MATERIAL SUPPLIED
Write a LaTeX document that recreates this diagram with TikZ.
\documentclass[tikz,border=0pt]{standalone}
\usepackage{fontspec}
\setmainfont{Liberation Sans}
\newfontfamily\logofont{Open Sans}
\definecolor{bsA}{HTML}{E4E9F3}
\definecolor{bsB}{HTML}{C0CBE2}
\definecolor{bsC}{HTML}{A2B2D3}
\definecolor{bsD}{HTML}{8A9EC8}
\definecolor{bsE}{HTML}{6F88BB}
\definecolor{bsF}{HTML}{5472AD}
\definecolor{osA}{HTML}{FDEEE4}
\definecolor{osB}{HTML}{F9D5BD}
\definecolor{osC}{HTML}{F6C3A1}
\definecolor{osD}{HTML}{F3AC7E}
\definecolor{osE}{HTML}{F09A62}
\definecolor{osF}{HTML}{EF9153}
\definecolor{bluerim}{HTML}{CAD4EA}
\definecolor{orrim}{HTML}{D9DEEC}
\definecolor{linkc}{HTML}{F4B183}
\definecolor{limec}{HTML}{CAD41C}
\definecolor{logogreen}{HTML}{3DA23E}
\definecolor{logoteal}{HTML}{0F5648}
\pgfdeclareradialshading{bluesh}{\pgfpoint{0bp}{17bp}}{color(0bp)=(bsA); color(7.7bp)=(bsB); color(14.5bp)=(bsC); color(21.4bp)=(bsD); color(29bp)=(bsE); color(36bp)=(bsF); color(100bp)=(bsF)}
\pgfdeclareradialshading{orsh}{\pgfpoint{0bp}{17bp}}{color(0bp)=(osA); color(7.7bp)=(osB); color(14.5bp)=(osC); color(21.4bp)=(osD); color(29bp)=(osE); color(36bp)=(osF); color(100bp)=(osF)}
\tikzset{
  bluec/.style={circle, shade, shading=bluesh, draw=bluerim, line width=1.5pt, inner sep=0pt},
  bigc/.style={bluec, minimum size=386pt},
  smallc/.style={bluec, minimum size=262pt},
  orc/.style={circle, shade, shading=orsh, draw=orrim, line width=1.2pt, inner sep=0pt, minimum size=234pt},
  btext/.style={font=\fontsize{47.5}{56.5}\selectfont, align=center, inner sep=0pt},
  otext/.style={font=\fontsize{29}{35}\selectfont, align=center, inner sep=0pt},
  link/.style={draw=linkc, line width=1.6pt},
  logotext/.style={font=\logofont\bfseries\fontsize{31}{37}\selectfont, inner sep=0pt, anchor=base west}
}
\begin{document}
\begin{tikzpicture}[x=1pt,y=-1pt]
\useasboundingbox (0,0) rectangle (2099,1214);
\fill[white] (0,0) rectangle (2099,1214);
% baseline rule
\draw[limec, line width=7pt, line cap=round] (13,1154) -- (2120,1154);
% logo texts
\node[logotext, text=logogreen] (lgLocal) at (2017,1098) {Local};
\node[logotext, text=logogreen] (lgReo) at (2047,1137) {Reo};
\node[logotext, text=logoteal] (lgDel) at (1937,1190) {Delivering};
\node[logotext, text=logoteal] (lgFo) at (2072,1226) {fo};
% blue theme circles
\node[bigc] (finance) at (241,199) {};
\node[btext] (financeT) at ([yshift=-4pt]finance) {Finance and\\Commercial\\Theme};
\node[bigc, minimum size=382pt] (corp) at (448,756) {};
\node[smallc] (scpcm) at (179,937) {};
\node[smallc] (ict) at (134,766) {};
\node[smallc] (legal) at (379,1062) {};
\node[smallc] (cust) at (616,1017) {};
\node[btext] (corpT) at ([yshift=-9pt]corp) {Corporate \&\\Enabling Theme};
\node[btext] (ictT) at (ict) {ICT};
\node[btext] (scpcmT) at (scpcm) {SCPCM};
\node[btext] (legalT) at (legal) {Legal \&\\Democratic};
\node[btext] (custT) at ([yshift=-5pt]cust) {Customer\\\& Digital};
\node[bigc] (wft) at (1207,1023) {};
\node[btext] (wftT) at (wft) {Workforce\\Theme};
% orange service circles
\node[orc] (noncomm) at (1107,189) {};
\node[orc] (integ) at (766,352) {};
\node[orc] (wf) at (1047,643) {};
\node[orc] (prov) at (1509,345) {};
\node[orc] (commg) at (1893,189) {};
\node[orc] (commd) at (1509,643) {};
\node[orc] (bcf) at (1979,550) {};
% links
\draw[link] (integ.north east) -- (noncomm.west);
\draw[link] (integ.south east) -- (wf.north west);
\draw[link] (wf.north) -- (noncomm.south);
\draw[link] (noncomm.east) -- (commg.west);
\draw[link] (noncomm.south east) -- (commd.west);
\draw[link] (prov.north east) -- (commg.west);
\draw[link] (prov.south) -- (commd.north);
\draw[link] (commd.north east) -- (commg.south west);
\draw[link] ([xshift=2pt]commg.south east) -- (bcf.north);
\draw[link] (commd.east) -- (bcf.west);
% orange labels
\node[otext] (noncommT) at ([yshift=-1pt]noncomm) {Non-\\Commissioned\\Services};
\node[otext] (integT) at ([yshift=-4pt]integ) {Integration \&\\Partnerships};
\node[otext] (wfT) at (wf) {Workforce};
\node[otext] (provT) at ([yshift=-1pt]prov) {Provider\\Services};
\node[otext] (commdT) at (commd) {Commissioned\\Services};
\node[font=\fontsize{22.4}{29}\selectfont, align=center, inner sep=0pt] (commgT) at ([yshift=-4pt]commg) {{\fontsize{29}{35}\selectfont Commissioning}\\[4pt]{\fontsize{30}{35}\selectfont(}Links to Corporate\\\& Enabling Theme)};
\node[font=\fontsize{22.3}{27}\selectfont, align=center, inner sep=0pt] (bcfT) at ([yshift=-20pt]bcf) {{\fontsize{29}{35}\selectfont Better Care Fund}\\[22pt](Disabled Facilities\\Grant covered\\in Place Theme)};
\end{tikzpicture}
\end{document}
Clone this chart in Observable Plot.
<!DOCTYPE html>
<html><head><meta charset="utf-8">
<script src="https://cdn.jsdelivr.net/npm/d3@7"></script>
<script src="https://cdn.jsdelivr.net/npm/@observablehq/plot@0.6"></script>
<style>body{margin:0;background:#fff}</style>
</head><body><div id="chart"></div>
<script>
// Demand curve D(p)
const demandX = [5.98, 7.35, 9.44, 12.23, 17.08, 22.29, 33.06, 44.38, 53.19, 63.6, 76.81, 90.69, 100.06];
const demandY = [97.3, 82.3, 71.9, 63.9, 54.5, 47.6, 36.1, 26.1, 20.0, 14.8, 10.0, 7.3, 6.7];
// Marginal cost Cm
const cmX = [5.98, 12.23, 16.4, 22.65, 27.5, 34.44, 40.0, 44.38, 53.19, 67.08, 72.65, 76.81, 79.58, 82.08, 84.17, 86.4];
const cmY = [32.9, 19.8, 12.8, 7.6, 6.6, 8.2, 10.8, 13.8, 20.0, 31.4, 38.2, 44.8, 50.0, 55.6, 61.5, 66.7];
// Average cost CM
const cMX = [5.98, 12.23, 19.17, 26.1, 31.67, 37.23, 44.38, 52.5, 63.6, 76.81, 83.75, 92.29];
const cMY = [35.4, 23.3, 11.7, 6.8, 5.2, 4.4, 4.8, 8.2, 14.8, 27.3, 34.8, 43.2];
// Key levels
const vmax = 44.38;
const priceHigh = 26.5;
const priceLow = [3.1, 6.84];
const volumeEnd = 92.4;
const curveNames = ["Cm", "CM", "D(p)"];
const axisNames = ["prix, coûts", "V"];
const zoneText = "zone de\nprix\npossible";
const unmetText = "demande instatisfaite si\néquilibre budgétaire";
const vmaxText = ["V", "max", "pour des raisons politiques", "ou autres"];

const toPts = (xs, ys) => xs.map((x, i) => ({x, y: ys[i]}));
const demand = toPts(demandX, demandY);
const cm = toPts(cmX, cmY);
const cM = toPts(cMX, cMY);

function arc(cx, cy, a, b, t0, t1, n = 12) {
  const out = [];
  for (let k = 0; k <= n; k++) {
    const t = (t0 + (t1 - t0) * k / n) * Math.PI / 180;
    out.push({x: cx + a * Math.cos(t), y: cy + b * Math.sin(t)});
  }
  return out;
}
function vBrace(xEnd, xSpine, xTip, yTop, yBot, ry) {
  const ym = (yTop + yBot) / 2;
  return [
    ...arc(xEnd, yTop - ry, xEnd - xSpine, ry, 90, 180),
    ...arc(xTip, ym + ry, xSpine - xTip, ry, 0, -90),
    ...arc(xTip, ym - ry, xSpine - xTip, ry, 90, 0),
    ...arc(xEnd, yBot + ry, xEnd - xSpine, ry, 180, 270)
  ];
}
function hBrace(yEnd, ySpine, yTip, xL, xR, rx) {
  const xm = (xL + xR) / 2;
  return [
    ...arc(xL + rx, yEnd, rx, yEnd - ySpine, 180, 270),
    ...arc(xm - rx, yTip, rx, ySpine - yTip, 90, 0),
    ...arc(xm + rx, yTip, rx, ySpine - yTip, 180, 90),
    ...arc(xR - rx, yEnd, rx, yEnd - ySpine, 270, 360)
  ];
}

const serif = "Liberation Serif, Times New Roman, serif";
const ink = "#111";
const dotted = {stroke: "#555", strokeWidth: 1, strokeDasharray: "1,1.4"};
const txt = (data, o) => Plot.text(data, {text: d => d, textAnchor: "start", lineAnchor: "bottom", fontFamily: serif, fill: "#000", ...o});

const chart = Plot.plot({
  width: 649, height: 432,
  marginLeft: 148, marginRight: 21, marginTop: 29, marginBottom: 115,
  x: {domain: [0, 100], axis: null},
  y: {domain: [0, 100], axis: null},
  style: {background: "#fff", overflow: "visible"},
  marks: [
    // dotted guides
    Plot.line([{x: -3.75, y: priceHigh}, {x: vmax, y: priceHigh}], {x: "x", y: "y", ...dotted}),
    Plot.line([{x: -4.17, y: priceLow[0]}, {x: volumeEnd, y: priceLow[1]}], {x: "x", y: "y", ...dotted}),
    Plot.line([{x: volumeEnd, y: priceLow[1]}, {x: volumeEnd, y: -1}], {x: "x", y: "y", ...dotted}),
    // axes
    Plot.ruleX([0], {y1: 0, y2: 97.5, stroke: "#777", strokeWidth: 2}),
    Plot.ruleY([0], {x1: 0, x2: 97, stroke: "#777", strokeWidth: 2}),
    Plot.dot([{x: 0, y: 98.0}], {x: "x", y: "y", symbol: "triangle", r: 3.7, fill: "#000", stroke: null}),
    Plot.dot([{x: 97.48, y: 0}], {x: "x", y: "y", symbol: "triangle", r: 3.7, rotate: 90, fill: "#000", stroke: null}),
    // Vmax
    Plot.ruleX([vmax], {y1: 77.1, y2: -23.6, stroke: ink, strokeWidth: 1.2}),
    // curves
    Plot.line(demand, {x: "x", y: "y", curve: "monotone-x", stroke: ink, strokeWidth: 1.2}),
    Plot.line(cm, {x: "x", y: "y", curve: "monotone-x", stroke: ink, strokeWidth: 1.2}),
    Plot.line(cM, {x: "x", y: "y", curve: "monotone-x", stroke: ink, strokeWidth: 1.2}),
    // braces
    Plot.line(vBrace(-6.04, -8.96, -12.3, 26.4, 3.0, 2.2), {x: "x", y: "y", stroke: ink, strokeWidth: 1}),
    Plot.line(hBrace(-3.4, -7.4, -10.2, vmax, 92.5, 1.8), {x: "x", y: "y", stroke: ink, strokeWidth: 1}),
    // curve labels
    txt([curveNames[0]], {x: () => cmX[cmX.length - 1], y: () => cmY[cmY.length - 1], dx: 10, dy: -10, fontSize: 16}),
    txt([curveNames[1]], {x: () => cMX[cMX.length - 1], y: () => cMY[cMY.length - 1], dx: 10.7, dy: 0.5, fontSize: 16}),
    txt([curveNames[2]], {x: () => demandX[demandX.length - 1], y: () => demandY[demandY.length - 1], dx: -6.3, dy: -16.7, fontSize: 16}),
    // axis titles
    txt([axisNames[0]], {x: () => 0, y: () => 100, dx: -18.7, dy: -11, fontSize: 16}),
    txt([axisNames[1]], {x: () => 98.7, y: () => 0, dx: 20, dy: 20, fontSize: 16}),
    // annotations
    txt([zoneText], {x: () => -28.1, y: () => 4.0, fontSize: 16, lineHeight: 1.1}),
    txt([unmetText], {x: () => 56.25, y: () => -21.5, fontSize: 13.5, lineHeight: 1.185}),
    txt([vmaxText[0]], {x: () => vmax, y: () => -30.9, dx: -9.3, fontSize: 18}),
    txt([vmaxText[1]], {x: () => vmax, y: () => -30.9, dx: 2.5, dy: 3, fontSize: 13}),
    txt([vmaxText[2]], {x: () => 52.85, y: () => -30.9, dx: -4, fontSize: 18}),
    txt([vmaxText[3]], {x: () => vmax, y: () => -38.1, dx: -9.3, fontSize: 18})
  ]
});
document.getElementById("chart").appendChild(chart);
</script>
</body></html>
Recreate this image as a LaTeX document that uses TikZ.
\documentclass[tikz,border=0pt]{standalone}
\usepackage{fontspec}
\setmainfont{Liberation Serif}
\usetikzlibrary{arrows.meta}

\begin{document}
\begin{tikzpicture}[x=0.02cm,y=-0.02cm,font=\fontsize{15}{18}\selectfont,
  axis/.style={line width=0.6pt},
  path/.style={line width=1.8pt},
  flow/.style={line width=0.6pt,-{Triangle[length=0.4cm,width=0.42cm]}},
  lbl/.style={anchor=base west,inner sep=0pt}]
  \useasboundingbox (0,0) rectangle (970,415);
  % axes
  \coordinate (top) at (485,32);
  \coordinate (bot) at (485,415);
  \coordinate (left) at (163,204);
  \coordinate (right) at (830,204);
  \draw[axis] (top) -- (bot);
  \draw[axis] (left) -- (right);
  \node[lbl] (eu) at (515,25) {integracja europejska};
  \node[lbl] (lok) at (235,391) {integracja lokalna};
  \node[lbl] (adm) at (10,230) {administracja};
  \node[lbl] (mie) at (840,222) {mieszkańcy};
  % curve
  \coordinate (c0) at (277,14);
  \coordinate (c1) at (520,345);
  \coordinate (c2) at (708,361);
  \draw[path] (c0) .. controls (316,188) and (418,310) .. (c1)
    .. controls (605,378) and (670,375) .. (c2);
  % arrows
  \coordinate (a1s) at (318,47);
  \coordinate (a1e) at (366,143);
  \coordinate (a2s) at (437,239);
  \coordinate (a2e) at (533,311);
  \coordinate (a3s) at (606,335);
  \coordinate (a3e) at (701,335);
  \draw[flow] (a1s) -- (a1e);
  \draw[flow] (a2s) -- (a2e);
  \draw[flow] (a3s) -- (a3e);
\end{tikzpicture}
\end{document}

WHAT IS ASKED
Pull out all lines containing "that".

FINISHED EXERCISE
Write a LaTeX document that recreates this diagram with TikZ.
Recreate this image as a LaTeX document that uses TikZ.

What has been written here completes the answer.